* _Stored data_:

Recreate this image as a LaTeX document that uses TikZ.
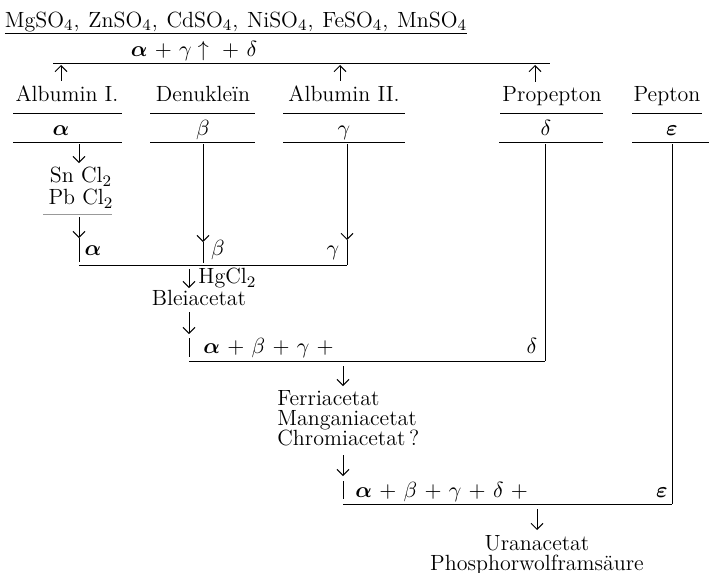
\documentclass[tikz,border=0pt]{standalone}
\usepackage{bm}
\usetikzlibrary{arrows.meta}
\AtBeginDocument{\medmuskip=6mu\relax}
\tikzset{
  txt/.style={inner sep=0pt, anchor=base, font=\fontsize{11}{10.5}\selectfont},
  rule/.style={line width=0.5pt},
  arr/.style={line width=0.5pt, -{Straight Barb[length=3pt,width=6pt]}}
}
\begin{document}
\begin{tikzpicture}[x=0.5pt,y=-0.5pt]
\useasboundingbox (0,0) rectangle (709,573);
% Sulfate
\node[txt] (salze) at (236,27) {MgSO$_4$,\hspace{0.4em}ZnSO$_4$,\hspace{0.4em}CdSO$_4$,\hspace{0.4em}NiSO$_4$,\hspace{0.4em}FeSO$_4$,\hspace{0.4em}MnSO$_4$};
\draw[rule] (5,33) -- (467,33);
\node[txt] (sulf) at (194,56) {$\bm\alpha+\gamma\uparrow{}+\delta$};
\coordinate (s1) at (53,63);
\coordinate (s2) at (550,63);
\draw[rule] (s1) -- (s2);
% Eiweisskoerper
\node[txt] (albI) at (67,101) {Albumin I.};
\node[txt] (denuk) at (203,101) {Denukleïn};
\node[txt] (albII) at (344,101) {Albumin II.};
\node[txt] (prop) at (552,101) {Propepton};
\node[txt] (pep) at (667,101) {Pepton};
\foreach \a/\b in {13/122,150/255,283/405,500/603,632/702}
  \draw[rule] (\a,113) -- (\b,113);
\node[txt] (a1) at (61,135) {$\bm\alpha$};
\node[txt] (b1) at (203,135) {$\beta$};
\node[txt] (g1) at (344,135) {$\gamma$};
\node[txt] (d1) at (546,135) {$\delta$};
\node[txt] (e1) at (672,135) {$\bm\varepsilon$};
\foreach \a/\b in {13/122,150/255,283/405,499/603,632/709}
  \draw[rule] (\a,142) -- (\b,142);
\coordinate (u1) at (61,65);
\coordinate (u2) at (340,65);
\coordinate (u3) at (535,65);
\draw[arr, shorten <=2pt] (albI.north -| u1) -- (u1);
\draw[arr, shorten <=2pt] (albII.north -| u2) -- (u2);
\draw[arr, shorten <=2pt] (prop.north -| u3) -- (u3);
% Zinnchlorid, Bleichlorid
\coordinate (ka) at (79,144);
\coordinate (kb) at (203,144);
\coordinate (kg) at (347,144);
\coordinate (kd) at (545,144);
\coordinate (ke) at (672,144);
\node[txt] (sn) at (81,183) {Sn Cl$_2$};
\node[txt] (pb) at (81,205) {Pb Cl$_2$};
\draw[arr, shorten >=2pt] (ka) -- (sn.north -| ka);
\draw[rule, black!40] (43,214) -- (112,214);
\coordinate (r1w) at (79,265);
\coordinate (r1e) at (347,265);
\draw[arr] (79,217) -- (79,238);
\draw[rule] (79,238) -- (79,262);
\node[txt] (a2) at (93,256) {$\bm\alpha$};
\node[txt] (b2) at (218,256) {$\beta$};
\node[txt] (g2) at (333,256) {$\gamma$};
\draw[arr] (kb) -- (203,242);
\draw[rule] (203,242) -- (203,263);
\draw[arr] (kg) -- (347,240);
\draw[rule] (347,240) -- (r1e);
\draw[rule] (r1w) -- (r1e);
% Sublimat, Bleiacetat
\coordinate (r2w) at (189,361);
\coordinate (r2e) at (545,361);
\draw[arr] (189,269) -- (189,288);
\node[txt, anchor=base west] (hg) at (198,284) {HgCl$_2$};
\node[txt] (blei) at (199,306) {Bleiacetat};
\draw[arr] (189,312) -- (189,334);
\draw[rule] (189,338) -- (189,357);
\node[txt, anchor=base west] (s3) at (203,353) {$\bm\alpha+\beta+\gamma+{}$};
\node[txt] (d2) at (532,353) {$\delta$};
\draw[rule] (r2w) -- (r2e);
\draw[rule] (kd) -- (r2e);
% Ferri-, Mangani-, Chromiacetat
\coordinate (r3w) at (343,504);
\coordinate (r3e) at (672,504);
\draw[arr] (343,366) -- (343,386);
\node[txt, anchor=base west] (fe) at (277,405) {Ferriacetat};
\node[txt, anchor=base west] (mn) at (277,425) {Manganiacetat};
\node[txt, anchor=base west] (cr) at (277,445) {Chromiacetat\,?};
\draw[arr] (343,455) -- (343,476);
\draw[rule] (343,481) -- (343,499);
\node[txt, anchor=base west] (s4) at (355,497) {$\bm\alpha+\beta+\gamma+\delta+{}$};
\node[txt] (e2) at (662,497) {$\bm\varepsilon$};
\draw[rule] (r3w) -- (r3e);
\draw[rule] (ke) -- (r3e);
% Uranacetat
\draw[arr] (537,509) -- (537,530);
\node[txt] (uran) at (537,551) {Uranacetat};
\node[txt] (phos) at (537,570) {Phosphorwolframsäure};
\end{tikzpicture}
\end{document}
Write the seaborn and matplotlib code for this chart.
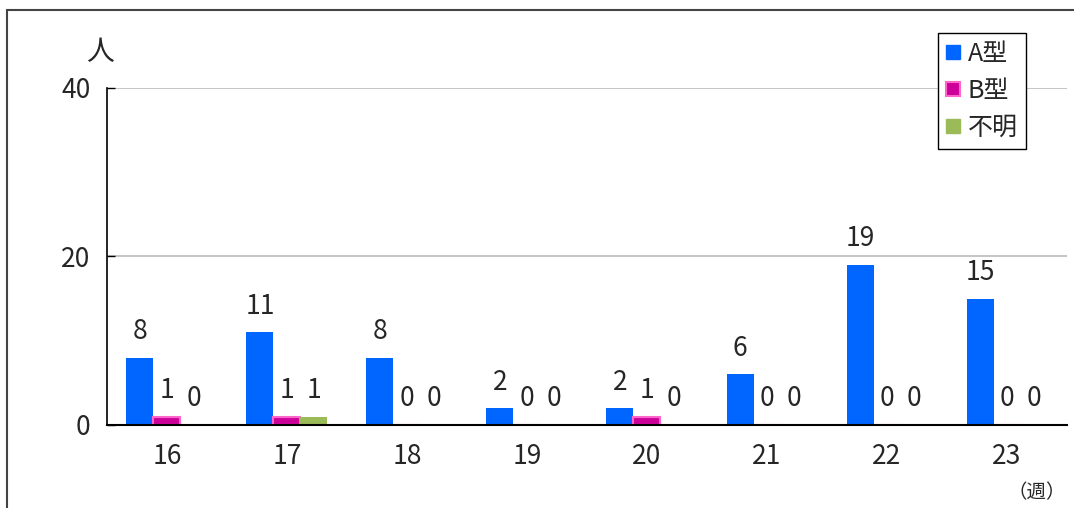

* _WRITTEN PROBLEM_:
Transcribe the entries above verbatim, omitting their pictures.

* _ANSWER TO THE PROBLEM_:
Recreate this image as a LaTeX document that uses TikZ.
\documentclass[tikz,border=0pt]{standalone}
\usepackage{bm}
\usetikzlibrary{arrows.meta}
\AtBeginDocument{\medmuskip=6mu\relax}
\tikzset{
  txt/.style={inner sep=0pt, anchor=base, font=\fontsize{11}{10.5}\selectfont},
  rule/.style={line width=0.5pt},
  arr/.style={line width=0.5pt, -{Straight Barb[length=3pt,width=6pt]}}
}
\begin{document}
\begin{tikzpicture}[x=0.5pt,y=-0.5pt]
\useasboundingbox (0,0) rectangle (709,573);
% Sulfate
\node[txt] (salze) at (236,27) {MgSO$_4$,\hspace{0.4em}ZnSO$_4$,\hspace{0.4em}CdSO$_4$,\hspace{0.4em}NiSO$_4$,\hspace{0.4em}FeSO$_4$,\hspace{0.4em}MnSO$_4$};
\draw[rule] (5,33) -- (467,33);
\node[txt] (sulf) at (194,56) {$\bm\alpha+\gamma\uparrow{}+\delta$};
\coordinate (s1) at (53,63);
\coordinate (s2) at (550,63);
\draw[rule] (s1) -- (s2);
% Eiweisskoerper
\node[txt] (albI) at (67,101) {Albumin I.};
\node[txt] (denuk) at (203,101) {Denukleïn};
\node[txt] (albII) at (344,101) {Albumin II.};
\node[txt] (prop) at (552,101) {Propepton};
\node[txt] (pep) at (667,101) {Pepton};
\foreach \a/\b in {13/122,150/255,283/405,500/603,632/702}
  \draw[rule] (\a,113) -- (\b,113);
\node[txt] (a1) at (61,135) {$\bm\alpha$};
\node[txt] (b1) at (203,135) {$\beta$};
\node[txt] (g1) at (344,135) {$\gamma$};
\node[txt] (d1) at (546,135) {$\delta$};
\node[txt] (e1) at (672,135) {$\bm\varepsilon$};
\foreach \a/\b in {13/122,150/255,283/405,499/603,632/709}
  \draw[rule] (\a,142) -- (\b,142);
\coordinate (u1) at (61,65);
\coordinate (u2) at (340,65);
\coordinate (u3) at (535,65);
\draw[arr, shorten <=2pt] (albI.north -| u1) -- (u1);
\draw[arr, shorten <=2pt] (albII.north -| u2) -- (u2);
\draw[arr, shorten <=2pt] (prop.north -| u3) -- (u3);
% Zinnchlorid, Bleichlorid
\coordinate (ka) at (79,144);
\coordinate (kb) at (203,144);
\coordinate (kg) at (347,144);
\coordinate (kd) at (545,144);
\coordinate (ke) at (672,144);
\node[txt] (sn) at (81,183) {Sn Cl$_2$};
\node[txt] (pb) at (81,205) {Pb Cl$_2$};
\draw[arr, shorten >=2pt] (ka) -- (sn.north -| ka);
\draw[rule, black!40] (43,214) -- (112,214);
\coordinate (r1w) at (79,265);
\coordinate (r1e) at (347,265);
\draw[arr] (79,217) -- (79,238);
\draw[rule] (79,238) -- (79,262);
\node[txt] (a2) at (93,256) {$\bm\alpha$};
\node[txt] (b2) at (218,256) {$\beta$};
\node[txt] (g2) at (333,256) {$\gamma$};
\draw[arr] (kb) -- (203,242);
\draw[rule] (203,242) -- (203,263);
\draw[arr] (kg) -- (347,240);
\draw[rule] (347,240) -- (r1e);
\draw[rule] (r1w) -- (r1e);
% Sublimat, Bleiacetat
\coordinate (r2w) at (189,361);
\coordinate (r2e) at (545,361);
\draw[arr] (189,269) -- (189,288);
\node[txt, anchor=base west] (hg) at (198,284) {HgCl$_2$};
\node[txt] (blei) at (199,306) {Bleiacetat};
\draw[arr] (189,312) -- (189,334);
\draw[rule] (189,338) -- (189,357);
\node[txt, anchor=base west] (s3) at (203,353) {$\bm\alpha+\beta+\gamma+{}$};
\node[txt] (d2) at (532,353) {$\delta$};
\draw[rule] (r2w) -- (r2e);
\draw[rule] (kd) -- (r2e);
% Ferri-, Mangani-, Chromiacetat
\coordinate (r3w) at (343,504);
\coordinate (r3e) at (672,504);
\draw[arr] (343,366) -- (343,386);
\node[txt, anchor=base west] (fe) at (277,405) {Ferriacetat};
\node[txt, anchor=base west] (mn) at (277,425) {Manganiacetat};
\node[txt, anchor=base west] (cr) at (277,445) {Chromiacetat\,?};
\draw[arr] (343,455) -- (343,476);
\draw[rule] (343,481) -- (343,499);
\node[txt, anchor=base west] (s4) at (355,497) {$\bm\alpha+\beta+\gamma+\delta+{}$};
\node[txt] (e2) at (662,497) {$\bm\varepsilon$};
\draw[rule] (r3w) -- (r3e);
\draw[rule] (ke) -- (r3e);
% Uranacetat
\draw[arr] (537,509) -- (537,530);
\node[txt] (uran) at (537,551) {Uranacetat};
\node[txt] (phos) at (537,570) {Phosphorwolframsäure};
\end{tikzpicture}
\end{document}
Write the seaborn and matplotlib code for this chart.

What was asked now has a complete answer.